When I talk about AOOA that need to be removed with an AIO, I am not referring to the application process, but those that were missed and have dried. In this case, you apply the AIO to an applicator and "rub" or "buff" the affected area only untill the AOOA has gone clear and looks right. If you continue to work the AIO past that point, you'll remove the entire coating in that area and have to reapply it there.
 
When you are applying the coating you can "wipe off" AOOAs while they are wet, with a MF towel. This is during application, after the majority of the panel has gone clear and you see residual product in just a few areas of the panel. In this case you only "wipe" not "buff" the AOOA away. It should only take a pass or two.

Chris, sorry I wasn't clearer with my question, I was asking about removing that AOOA with a MF towel during application. So if I see an AOOA during application, a couple of light passes with the MF towel are all that is needed to remove the AOOA. Should the AOOA look clear like the rest of the panel that has already flashed, when I has successfully removed the excess product with the MF towel?
 
This thread just answered everything that I was wondering about OC 2.0. Thanks guys!

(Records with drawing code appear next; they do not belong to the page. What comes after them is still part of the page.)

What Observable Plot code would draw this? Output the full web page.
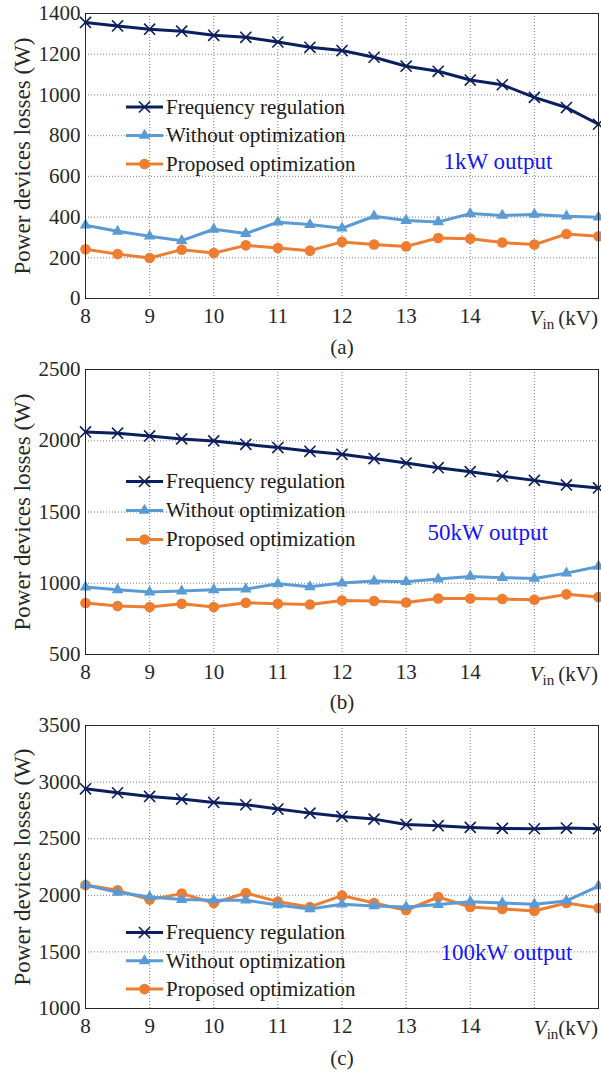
<!DOCTYPE html>
<html>
<head>
<meta charset="utf-8">
<script src="https://cdn.jsdelivr.net/npm/d3@7"></script>
<script src="https://cdn.jsdelivr.net/npm/@observablehq/plot@0.6"></script>
<style>
  body { margin: 0; background: #fff; }
  #chart { width: 601px; position: relative; }
  #chart svg { display: block; overflow: visible; position: relative; }
  #chart svg text { font-family: "Liberation Serif", "Times New Roman", serif; font-variant-numeric: normal; }
</style>
</head>
<body>
<div id="chart"></div>
<script>
// ---- data ----
const vin = [8, 8.5, 9, 9.5, 10, 10.5, 11, 11.5, 12, 12.5, 13, 13.5, 14, 14.5, 15, 15.5, 16];
const seriesNames = ["Frequency regulation", "Without optimization", "Proposed optimization"];

const freqA = [1356, 1339, 1323, 1313, 1293, 1283, 1260, 1234, 1218, 1185, 1141, 1116, 1073, 1050, 988, 938, 856];
const withoutA = [360, 330, 306, 284, 340, 319, 375, 363, 345, 404, 383, 376, 417, 408, 413, 404, 399];
const proposedA = [242, 218, 199, 240, 223, 261, 248, 235, 278, 265, 256, 297, 294, 275, 265, 317, 306];

const freqB = [2062, 2053, 2034, 2013, 1999, 1975, 1952, 1926, 1905, 1875, 1844, 1811, 1783, 1751, 1722, 1690, 1669];
const withoutB = [973, 954, 938, 945, 954, 959, 996, 975, 1001, 1015, 1011, 1029, 1048, 1039, 1034, 1071, 1118];
const proposedB = [861, 840, 833, 856, 833, 863, 856, 851, 879, 875, 865, 893, 893, 889, 884, 922, 903];

const freqC = [2941, 2906, 2873, 2850, 2820, 2800, 2762, 2726, 2697, 2673, 2626, 2615, 2600, 2591, 2588, 2594, 2588];
const withoutC = [2091, 2026, 1985, 1962, 1956, 1956, 1915, 1879, 1921, 1906, 1897, 1918, 1944, 1932, 1921, 1950, 2082];
const proposedC = [2091, 2044, 1962, 2015, 1932, 2020, 1944, 1897, 1997, 1932, 1868, 1985, 1897, 1879, 1862, 1932, 1888];

const xTickLabels = [8, 9, 10, 11, 12, 13, 14];
const xGridTicks = [8, 9, 10, 11, 12, 13, 14, 15, 16];
const yTicksA = [0, 200, 400, 600, 800, 1000, 1200, 1400];
const yTicksB = [500, 1000, 1500, 2000, 2500];
const yTicksC = [1000, 1500, 2000, 2500, 3000, 3500];
const notes = ["1kW output", "50kW output", "100kW output"];
const captions = ["(a)", "(b)", "(c)"];
const yLabel = "Power devices losses (W)";

// ---- styles ----
const colors = ["#0b1f5e", "#5b9bd5", "#ed7d31"];
const symbols = ["times", "triangle", "circle"];
const radii = [5.1, 4.3, 5.3];
const FONT = "Liberation Serif";

// svg boxes: a 0-360, b 350-720, c 710-1075 (overlapping by 10px, transparent backgrounds)
const panels = [
  {values: [freqA, withoutA, proposedA], yTicks: yTicksA, height: 360, shift: 0, mt: 13, mb: 62, capDy: 49,
   legendTop: 107, legendGap: 28.5, noteDx: 358, noteDy: 148, vinSpace: true},
  {values: [freqB, withoutB, proposedB], yTicks: yTicksB, height: 370, shift: -10, mt: 19, mb: 66, capDy: 48,
   legendTop: 131.5, legendGap: 29, noteDx: 342, noteDy: 163, vinSpace: true},
  {values: [freqC, withoutC, proposedC], yTicks: yTicksC, height: 365, shift: -10, mt: 15, mb: 67, capDy: 50,
   legendTop: 222.5, legendGap: 28.3, noteDx: 355, noteDy: 227, vinSpace: false}
];

const container = document.getElementById("chart");

panels.forEach((p, pi) => {
  const tables = p.values.map((vals, k) => vals.map((v, i) => ({x: vin[i], y: v, s: seriesNames[k]})));
  const drawOrder = [0, 2, 1];
  const seriesMarks = [];
  drawOrder.forEach(k => {
    seriesMarks.push(Plot.line(tables[k], {x: "x", y: "y", stroke: colors[k], strokeWidth: 3}));
    seriesMarks.push(Plot.dot(tables[k], {
      x: "x", y: "y", r: radii[k], symbol: () => symbols[k],
      ...(k === 0 ? {stroke: colors[k], strokeWidth: 1.6, fill: "none"} : {fill: colors[k], stroke: "none"})
    }));
  });

  const svg = Plot.plot({
    width: 601,
    height: p.height,
    marginLeft: 85,
    marginRight: 3,
    marginTop: p.mt,
    marginBottom: p.mb,
    style: {fontFamily: FONT, fontSize: "21px", color: "#262626", background: "transparent"},
    x: {domain: [8, 16]},
    y: {domain: [p.yTicks[0], p.yTicks[p.yTicks.length - 1]]},
    marks: [
      Plot.gridX(xGridTicks, {stroke: "#6e6e6e", strokeOpacity: 1, strokeWidth: 0.9, strokeDasharray: "1,2"}),
      Plot.gridY(p.yTicks, {stroke: "#6e6e6e", strokeOpacity: 1, strokeWidth: 0.9, strokeDasharray: "1,2"}),
      Plot.axisX(xTickLabels, {tickSize: 0, tickPadding: 10, label: null, fontSize: 21, fill: "#262626", tickFormat: d => String(d)}),
      Plot.axisY(p.yTicks, {tickSize: 0, tickPadding: 5, label: null, fontSize: 21, fill: "#262626", tickFormat: d => String(d)}),
      ...seriesMarks,
      Plot.frame({stroke: "#262626", strokeWidth: 1}),
      Plot.text([notes[pi]], {frameAnchor: "top-left", dx: p.noteDx, dy: p.noteDy, textAnchor: "start",
        fill: "#1515f5", fontSize: 23, lineAnchor: "middle"}),
      Plot.text([captions[pi]], {frameAnchor: "bottom", dy: p.capDy, fill: "#262626", fontSize: 21, lineAnchor: "middle", textAnchor: "middle"}),
      Plot.text([yLabel], {frameAnchor: "left", dx: -63, rotate: -90, fill: "#262626", fontSize: 23, lineAnchor: "middle", textAnchor: "middle"})
    ]
  });

  svg.style.marginTop = p.shift + "px";
  svg.style.zIndex = String(pi + 1);

  const xs = svg.scale("x");
  const root = d3.select(svg);
  const frameBottom = p.height - p.mb;

  // V_in (kV) axis label
  const t = root.append("text")
    .attr("x", xs.apply(16))
    .attr("y", frameBottom + 27)
    .attr("text-anchor", "end")
    .attr("fill", "#262626")
    .style("font-size", "21px");
  t.append("tspan").attr("font-style", "italic").text("V");
  t.append("tspan").attr("font-size", "15px").attr("dy", 4).text("in");
  t.append("tspan").attr("dy", -4).text((p.vinSpace ? "\u2009" : "") + "(kV)");

  // legend
  const lg = root.append("g");
  const x0 = 85 + 41, x1 = 85 + 78, xm = (x0 + x1) / 2;
  seriesNames.forEach((name, k) => {
    const y = p.legendTop + k * p.legendGap;
    lg.append("line").attr("x1", x0).attr("x2", x1).attr("y1", y).attr("y2", y)
      .attr("stroke", colors[k]).attr("stroke-width", 3);
    const symType = [d3.symbolTimes, d3.symbolTriangle, d3.symbolCircle][k];
    const path = lg.append("path")
      .attr("transform", `translate(${xm},${y})`)
      .attr("d", d3.symbol(symType, radii[k] * radii[k] * Math.PI)());
    if (k === 0) path.attr("fill", "none").attr("stroke", colors[k]).attr("stroke-width", 1.6);
    else path.attr("fill", colors[k]);
    lg.append("text").attr("x", x1 + 3).attr("y", y).attr("dy", "0.32em")
      .attr("text-anchor", "start")
      .attr("fill", "#1a1a1a")
      .style("font-size", "21px")
      .text(name);
  });

  container.appendChild(svg);
});
</script>
</body>
</html>
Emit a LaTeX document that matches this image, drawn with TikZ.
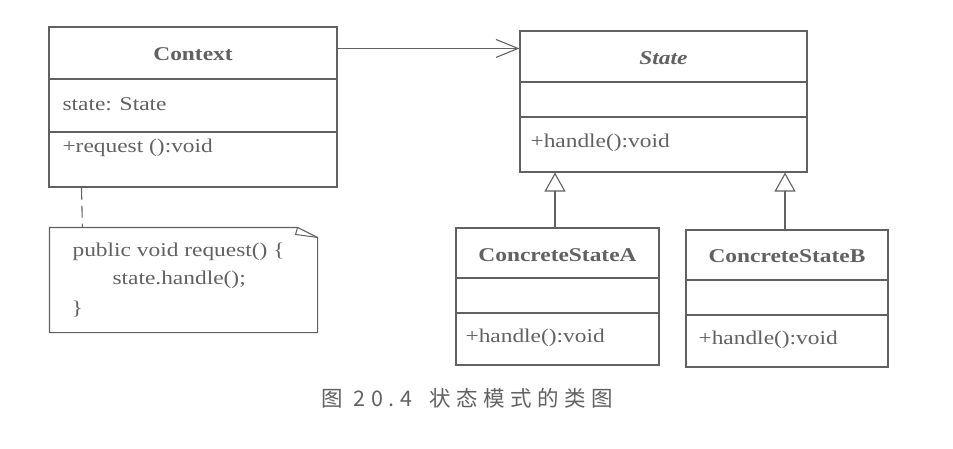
\documentclass[tikz,border=0pt]{standalone}
\usepackage{fontspec}
\setmainfont[FakeStretch=1.2]{Liberation Serif}
\newfontfamily\cjk[LetterSpace=26]{Noto Sans CJK SC}
\usetikzlibrary{arrows.meta}
\definecolor{ink}{gray}{0.38}

\tikzset{
	classbox/.style={rectangle, draw, inner sep=0pt},
	classname/.style={font=\fontsize{19.5}{22}\selectfont\bfseries},
	member/.style={font=\fontsize{19.5}{22}\selectfont, anchor=west, inner sep=0pt},
	inherit/.style={-{Triangle[open, length=19pt, width=21pt]}},
	assoc/.style={-{Straight Barb[length=22pt, width=18pt]}}
}

\begin{document}
\begin{tikzpicture}[x=1pt, y=-1pt, line width=1.1pt, color=ink]
		\useasboundingbox (0,0) rectangle (953,448);

		\node[
			classbox,
			minimum width=288pt, minimum height=160pt
		] (C) at (193,107) {};
		\draw (49,79) -- (337,79);
		\draw (49,132) -- (337,132);
		\node[classname] (Cname) at (193,54) {Context};
		\node[member] (Cattr) at (62,104) {state: State};
		\node[member] (Cop) at (62,148) {+request ():void};

		\node[
			rectangle, inner sep=0pt,
			minimum width=267pt, minimum height=104pt
		] (N) at (183.5,280) {};
		\draw (N.north west) -- ([xshift=-20pt]N.north east) -- ([yshift=-10pt]N.north east)
			-- (N.south east) -- (N.south west) -- cycle;
		\draw[line width=1pt] ([xshift=-20pt]N.north east) -- ([xshift=-22pt, yshift=-7pt]N.north east)
			-- ([yshift=-10pt]N.north east);
		\node[member] (N1) at (72,252) {public void request() \{};
		\node[member] (N2) at (112,280) {state.handle();};
		\node[member] (N3) at (71,309) {\}};

		\node[
			classbox,
			minimum width=287pt, minimum height=141pt
		] (S) at (663.5,101.5) {};
		\draw (520,82) -- (807,82);
		\draw (520,117) -- (807,117);
		\node[classname, font=\fontsize{19.5}{22}\selectfont\bfseries\itshape] (Sname) at (663.5,58) {State};
		\node[member] (Sop) at (530,143) {+handle():void};

		\node[
			classbox,
			minimum width=203pt, minimum height=137pt
		] (A) at (557.5,296.5) {};
		\draw (456,278) -- (659,278);
		\draw (456,313) -- (659,313);
		\node[classname] (Aname) at (557.5,255) {ConcreteStateA};
		\node[member] (Aop) at (465,338) {+handle():void};

		\node[
			classbox,
			minimum width=202pt, minimum height=137pt
		] (B) at (787,298.5) {};
		\draw (686,280) -- (888,280);
		\draw (686,315) -- (888,315);
		\node[classname] (Bname) at (787,256) {ConcreteStateB};
		\node[member] (Bop) at (698,340) {+handle():void};

		\draw[assoc] ([yshift=-22pt]C.north east) -- ([yshift=-22pt]C.north east -| S.west);
		\draw[dash pattern=on 12pt off 6pt] ([xshift=33pt]C.south west) -- ([xshift=33pt]N.north west);
		\draw[inherit] ([xshift=-2.5pt]A.north) -- ([xshift=-2.5pt]A.north |- S.south);
		\draw[inherit] ([xshift=-2pt]B.north) -- ([xshift=-2pt]B.north |- S.south);

		\node[font=\cjk\fontsize{21.5}{24}\selectfont] (cap) at (467.5,398) {图 20.4\hspace{0.8em}状态模式的类图};
	\end{tikzpicture}
\end{document}
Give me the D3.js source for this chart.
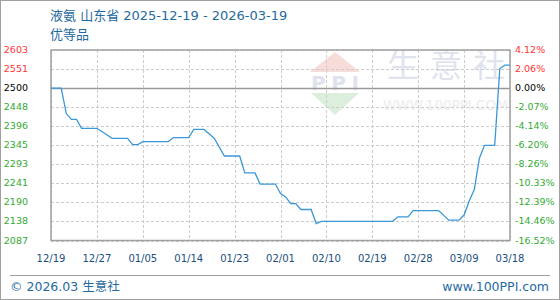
<!DOCTYPE html>
<html>
<head>
<meta charset="utf-8">
<script src="https://cdn.jsdelivr.net/npm/d3@7"></script>
<style>
  body { margin: 0; background: #fff; }
  svg text { font-family: "DejaVu Sans", "Noto Sans CJK SC", sans-serif; }
</style>
</head>
<body>
<div id="chart"></div>
<script>
// data
const dates = ["2025-12-19", "2025-12-21", "2025-12-22", "2025-12-23", "2025-12-24", "2025-12-25",
  "2025-12-28", "2025-12-31", "2026-01-03", "2026-01-04", "2026-01-05", "2026-01-06",
  "2026-01-11", "2026-01-12", "2026-01-15", "2026-01-16", "2026-01-18", "2026-01-20",
  "2026-01-22", "2026-01-25", "2026-01-26", "2026-01-28", "2026-01-29", "2026-02-01",
  "2026-02-02", "2026-02-03", "2026-02-04", "2026-02-05", "2026-02-06", "2026-02-08",
  "2026-02-09", "2026-02-10", "2026-02-24", "2026-02-25", "2026-02-27", "2026-02-28",
  "2026-03-05", "2026-03-07", "2026-03-09", "2026-03-10", "2026-03-11", "2026-03-12",
  "2026-03-13", "2026-03-14", "2026-03-16", "2026-03-17", "2026-03-18", "2026-03-19"];
const prices = [2500, 2500, 2431, 2415, 2415, 2391,
  2391, 2364, 2364, 2347, 2347, 2355,
  2355, 2366, 2366, 2388, 2388, 2364,
  2316, 2316, 2270, 2270, 2240, 2240,
  2214, 2205, 2187, 2187, 2171, 2171,
  2133, 2139, 2139, 2151, 2151, 2168,
  2168, 2142, 2142, 2156, 2194, 2225,
  2310, 2345, 2345, 2553, 2562, 2562];

const xTickLabels = ["12/19", "12/27", "01/05", "01/14", "01/23", "02/01", "02/10", "02/19", "02/28", "03/09", "03/18"];
const leftLabels = ["2603", "2551", "2500", "2448", "2396", "2345", "2293", "2241", "2190", "2138", "2087"];
const rightLabels = ["4.12%", "2.06%", "0.00%", "-2.07%", "-4.14%", "-6.20%", "-8.26%", "-10.33%", "-12.39%", "-14.46%", "-16.52%"];

const basePrice = 2500;
const step = 51.625;

const W = 560, H = 300;
const margin = {top: 50, right: 50, bottom: 60, left: 51};
const pw = 510 - margin.left, ph = 240.5 - margin.top;

const svg = d3.select("#chart").append("svg")
  .attr("width", W).attr("height", H);

// outer frame
svg.append("rect")
  .attr("x", 0.5).attr("y", 0.5)
  .attr("width", W - 1).attr("height", H - 1)
  .attr("fill", "#fff").attr("stroke", "#a0a0a0");

const parse = d3.timeParse("%Y-%m-%d");
const start = parse("2025-12-19"), end = parse("2026-03-19");

const x = d3.scaleTime().domain([start, end]).range([0, pw]);
const yTicks = leftLabels.map((d, i) => basePrice + (2 - i) * step);
const y = d3.scaleLinear().domain([yTicks[yTicks.length - 1], yTicks[0]]).range([ph, 0]);
const xTicks = xTickLabels.map((d, i) => d3.timeDay.offset(start, i * 9));

const g = svg.append("g").attr("transform", "translate(" + margin.left + "," + margin.top + ")");

// watermark (logo + name)
const wm = g.append("g");
wm.append("path")
  .attr("d", "M284,2 L309,22 L259,22 Z")
  .attr("fill", "#f8dcda");
wm.append("text")
  .attr("x", 284).attr("y", 40)
  .attr("text-anchor", "middle")
  .attr("font-size", 20).attr("font-weight", "bold")
  .attr("font-family", "Liberation Serif, serif")
  .attr("textLength", 48)
  .attr("fill", "#dfe3ee")
  .text("PPI");
wm.append("path")
  .attr("d", "M260,43 L308,43 L284,65 Z")
  .attr("fill", "#dcefdd");
wm.append("text")
  .attr("x", 336).attr("y", 27)
  .attr("font-size", 32).attr("letter-spacing", 11)
  .attr("fill", "#dfe3ee")
  .text("生意社");
wm.append("text")
  .attr("x", 332).attr("y", 60)
  .attr("font-size", 13.5)
  .attr("fill", "#ececec")
  .text("WWW.100PPI.COM");

// grid
g.selectAll(".hgrid").data(yTicks).enter().append("line")
  .attr("x1", 0).attr("x2", pw)
  .attr("y1", d => Math.round(y(d)) + 0.5).attr("y2", d => Math.round(y(d)) + 0.5)
  .attr("stroke", d => d === basePrice ? "#999" : "#ccc")
  .attr("stroke-width", d => d === basePrice ? 1.5 : 1)
  .attr("stroke-dasharray", d => d === basePrice ? null : "3,2");

g.selectAll(".vgrid").data(xTicks).enter().append("line")
  .attr("y1", 0).attr("y2", ph)
  .attr("x1", d => Math.round(x(d)) + 0.5).attr("x2", d => Math.round(x(d)) + 0.5)
  .attr("stroke", "#ccc")
  .attr("stroke-dasharray", "3,2");

// plot border
g.append("rect")
  .attr("x", 0).attr("y", 0).attr("width", pw).attr("height", ph)
  .attr("fill", "none").attr("stroke", "#a0a0a0").attr("stroke-width", 1.5);

// y labels
function labelColor(i) { return i < 2 ? "#ff3333" : (i === 2 ? "#000" : "#33aa33"); }

g.selectAll(".ly").data(yTicks).enter().append("text")
  .attr("x", -23).attr("y", d => y(d) + 3)
  .attr("text-anchor", "end")
  .attr("font-size", 9.5)
  .attr("fill", (d, i) => labelColor(i))
  .text((d, i) => leftLabels[i]);

g.selectAll(".ry").data(yTicks).enter().append("text")
  .attr("x", pw + 5).attr("y", d => y(d) + 3)
  .attr("font-size", 9.5)
  .attr("fill", (d, i) => labelColor(i))
  .text((d, i) => rightLabels[i]);

// x labels
g.selectAll(".lx").data(xTicks).enter().append("text")
  .attr("x", d => x(d)).attr("y", ph + 21)
  .attr("text-anchor", "middle")
  .attr("font-size", 10)
  .attr("fill", "#1a4f80")
  .text((d, i) => xTickLabels[i]);

// line
const pts = dates.map((d, i) => ({date: parse(d), value: prices[i]}));
const line = d3.line().x(d => x(d.date)).y(d => y(d.value));
g.append("path")
  .datum(pts)
  .attr("d", line)
  .attr("fill", "none")
  .attr("stroke", "#3a98d8")
  .attr("stroke-width", 1.3);

// title
svg.append("text")
  .attr("x", 50).attr("y", 20)
  .attr("font-size", 13)
  .attr("fill", "#1f6aa0")
  .text("液氨 山东省 2025-12-19 - 2026-03-19");
svg.append("text")
  .attr("x", 50).attr("y", 39)
  .attr("font-size", 13)
  .attr("fill", "#1f6aa0")
  .text("优等品");

// footer
svg.append("line")
  .attr("x1", 10).attr("x2", 550)
  .attr("y1", 275.5).attr("y2", 275.5)
  .attr("stroke", "#a0a0a0");
svg.append("text")
  .attr("x", 10).attr("y", 291)
  .attr("font-size", 12.5)
  .attr("fill", "#1f6aa0")
  .text("© 2026.03 生意社");
svg.append("text")
  .attr("x", 549).attr("y", 291)
  .attr("text-anchor", "end")
  .attr("font-size", 12.5)
  .attr("fill", "#1f6aa0")
  .text("www.100PPI.com");
</script>
</body>
</html>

Sent from my iPhone using AG Online
 
Chris, sorry I wasn't clearer with my question, I was asking about removing that AOOA with a MF towel during application. So if I see an AOOA during application, a couple of light passes with the MF towel are all that is needed to remove the AOOA. Should the AOOA look clear like the rest of the panel that has already flashed, when I has successfully removed the excess product with the MF towel?

Now you've got it!

This thread just answered everything that I was wondering about OC 2.0. Thanks guys!

Very cool!
 
Honestly guys this stuff is fairly easy to apply. I suggest taking your time as the most important step. Don't feel you have to do the whole car in one day............perhaps break it up into a few days. The results will be very rewarding.